O tratamento da FC evoluiu bastante nas últimas décadas, garantindo aos afetados uma vida mais longa e de boa qualidade. O gene responsável pela doença já foi identificado, clonado e sequenciado, possibilitando enorme progresso no diagnóstico, controle e tratamento dos pacientes. Quando a doença é diagnosticada precocemente e há o acompanhamento dos pacientes por grupos multidisciplinares de profissionais, o prognóstico é bom, com a possibilidade de uma vida praticamente normal. Um aspecto de grande importância é a necessidade de manter nutrição adequada considerando a dificuldade existente na absorção e digestão dos alimentos.
O tratamento é contínuo, necessariamente multidisciplinar, vigoroso e por toda a vida, e inclui: drogas mucolíticas; medidas para controle das infecções respiratórias; fisioterapia permanente; exercícios físicos; reposição enzimática para ajudar a absorção dos nutrientes e suplementação dietética e de vitaminas. Não há como prevenir a doença que é herdada, mas o tratamento precoce retarda a progressão das lesões pulmonares, propicia nutrição adequada e aumenta a sobrevida.
Há novos medicamentos recentemente lançados pela indústria que trazem esperança. Quatro moduladores de CFTR são os mais estudados: três são corretores e um é potencializador. São capazes de alterar a proteína defeituosa, que passa a funcionar normalmente.

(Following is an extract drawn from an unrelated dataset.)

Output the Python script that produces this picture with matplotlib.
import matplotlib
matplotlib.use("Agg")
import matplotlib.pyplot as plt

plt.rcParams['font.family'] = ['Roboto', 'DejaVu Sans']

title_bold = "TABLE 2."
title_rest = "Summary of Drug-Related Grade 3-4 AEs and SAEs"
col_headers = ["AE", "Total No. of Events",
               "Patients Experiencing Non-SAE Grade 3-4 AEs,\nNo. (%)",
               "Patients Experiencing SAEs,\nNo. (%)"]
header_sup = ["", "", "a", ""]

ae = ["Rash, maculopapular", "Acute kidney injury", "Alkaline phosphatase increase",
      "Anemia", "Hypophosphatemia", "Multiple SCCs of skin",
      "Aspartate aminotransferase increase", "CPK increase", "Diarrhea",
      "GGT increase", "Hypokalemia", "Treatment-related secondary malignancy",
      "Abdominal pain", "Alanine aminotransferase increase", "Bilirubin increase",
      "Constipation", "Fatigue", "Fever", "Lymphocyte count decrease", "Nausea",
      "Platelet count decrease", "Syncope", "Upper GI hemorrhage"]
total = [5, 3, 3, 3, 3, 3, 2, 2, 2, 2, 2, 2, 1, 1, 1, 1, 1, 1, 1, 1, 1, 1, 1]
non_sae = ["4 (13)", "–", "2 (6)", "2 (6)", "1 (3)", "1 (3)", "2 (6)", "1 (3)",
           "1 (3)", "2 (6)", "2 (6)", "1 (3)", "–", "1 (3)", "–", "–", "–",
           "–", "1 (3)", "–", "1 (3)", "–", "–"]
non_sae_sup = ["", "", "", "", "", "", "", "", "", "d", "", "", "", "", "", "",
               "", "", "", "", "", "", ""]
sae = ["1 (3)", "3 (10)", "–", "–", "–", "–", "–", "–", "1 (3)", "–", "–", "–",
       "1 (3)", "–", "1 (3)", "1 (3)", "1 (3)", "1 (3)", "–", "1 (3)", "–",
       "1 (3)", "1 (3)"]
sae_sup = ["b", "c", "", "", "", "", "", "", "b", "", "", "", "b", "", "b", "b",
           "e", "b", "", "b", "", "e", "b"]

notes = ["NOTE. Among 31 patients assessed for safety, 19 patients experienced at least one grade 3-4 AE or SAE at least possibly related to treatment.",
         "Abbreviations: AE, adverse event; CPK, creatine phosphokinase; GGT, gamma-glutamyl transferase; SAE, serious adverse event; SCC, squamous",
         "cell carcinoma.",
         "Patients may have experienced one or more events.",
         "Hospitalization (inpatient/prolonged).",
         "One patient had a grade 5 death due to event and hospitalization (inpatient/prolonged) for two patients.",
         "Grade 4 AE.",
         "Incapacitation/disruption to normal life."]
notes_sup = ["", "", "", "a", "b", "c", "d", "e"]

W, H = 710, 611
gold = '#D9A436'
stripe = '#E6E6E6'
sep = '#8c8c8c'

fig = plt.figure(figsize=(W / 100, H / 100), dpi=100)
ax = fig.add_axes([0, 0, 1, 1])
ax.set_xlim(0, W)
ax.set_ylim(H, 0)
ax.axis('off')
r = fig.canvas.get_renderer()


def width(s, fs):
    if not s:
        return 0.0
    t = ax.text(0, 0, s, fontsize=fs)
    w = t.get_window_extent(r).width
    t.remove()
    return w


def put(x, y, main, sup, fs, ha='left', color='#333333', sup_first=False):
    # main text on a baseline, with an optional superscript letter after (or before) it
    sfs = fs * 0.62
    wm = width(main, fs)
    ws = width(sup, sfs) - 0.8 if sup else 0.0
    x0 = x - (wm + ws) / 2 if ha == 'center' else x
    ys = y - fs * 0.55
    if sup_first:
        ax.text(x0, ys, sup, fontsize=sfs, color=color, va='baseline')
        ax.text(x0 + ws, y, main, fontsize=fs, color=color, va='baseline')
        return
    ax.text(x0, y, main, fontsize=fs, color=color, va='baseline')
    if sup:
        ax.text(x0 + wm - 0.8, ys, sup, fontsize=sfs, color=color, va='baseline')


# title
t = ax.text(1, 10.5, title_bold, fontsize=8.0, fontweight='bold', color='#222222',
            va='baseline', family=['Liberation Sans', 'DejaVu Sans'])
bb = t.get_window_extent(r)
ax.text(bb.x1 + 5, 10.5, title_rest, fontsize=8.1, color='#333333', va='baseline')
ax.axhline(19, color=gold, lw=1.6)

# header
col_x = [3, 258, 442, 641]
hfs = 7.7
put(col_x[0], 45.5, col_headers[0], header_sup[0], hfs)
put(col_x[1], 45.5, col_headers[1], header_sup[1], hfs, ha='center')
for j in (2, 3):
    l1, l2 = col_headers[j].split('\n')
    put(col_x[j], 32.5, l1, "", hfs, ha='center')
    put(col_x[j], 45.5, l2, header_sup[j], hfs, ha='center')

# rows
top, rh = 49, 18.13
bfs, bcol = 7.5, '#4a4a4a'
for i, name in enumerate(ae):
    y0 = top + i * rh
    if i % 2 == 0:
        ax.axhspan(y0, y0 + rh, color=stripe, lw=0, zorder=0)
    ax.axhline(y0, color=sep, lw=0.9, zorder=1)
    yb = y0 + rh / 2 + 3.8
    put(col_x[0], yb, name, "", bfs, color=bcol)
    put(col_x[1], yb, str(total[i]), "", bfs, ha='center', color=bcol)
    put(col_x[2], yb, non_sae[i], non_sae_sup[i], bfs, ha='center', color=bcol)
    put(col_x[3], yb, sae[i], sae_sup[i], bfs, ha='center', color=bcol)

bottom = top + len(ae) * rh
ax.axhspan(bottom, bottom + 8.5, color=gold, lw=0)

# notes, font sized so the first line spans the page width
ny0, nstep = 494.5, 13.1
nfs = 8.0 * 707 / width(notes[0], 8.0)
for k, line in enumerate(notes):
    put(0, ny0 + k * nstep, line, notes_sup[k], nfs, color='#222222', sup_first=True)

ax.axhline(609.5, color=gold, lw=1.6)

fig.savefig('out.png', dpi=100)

No Brasil, em 2022, a Agência Nacional de Vigilância Sanitária (Anvisa) aprovou a terapia tripla – Trikafta (ivacaftor+tezacaftor+elecaftor) para aqueles pacientes com pelo menos uma mutação F508del. Isso significa que cerca de 80% dos cerca de 5.500 a 6.000 pacientes brasileiros poderão se beneficiar.
Quando foi descrita, em 1938, a doença era quase sempre fatal na infância. Há cerca de 30 anos, a expectativa de vida do paciente foi estimada em de 7 a 8 anos. Quem nasce hoje com FC supera, sem maiores dificuldades, os 40 anos, e deverá melhorar ainda mais com o acompanhamento multidisciplinar permanente e a introdução dos novos fármacos.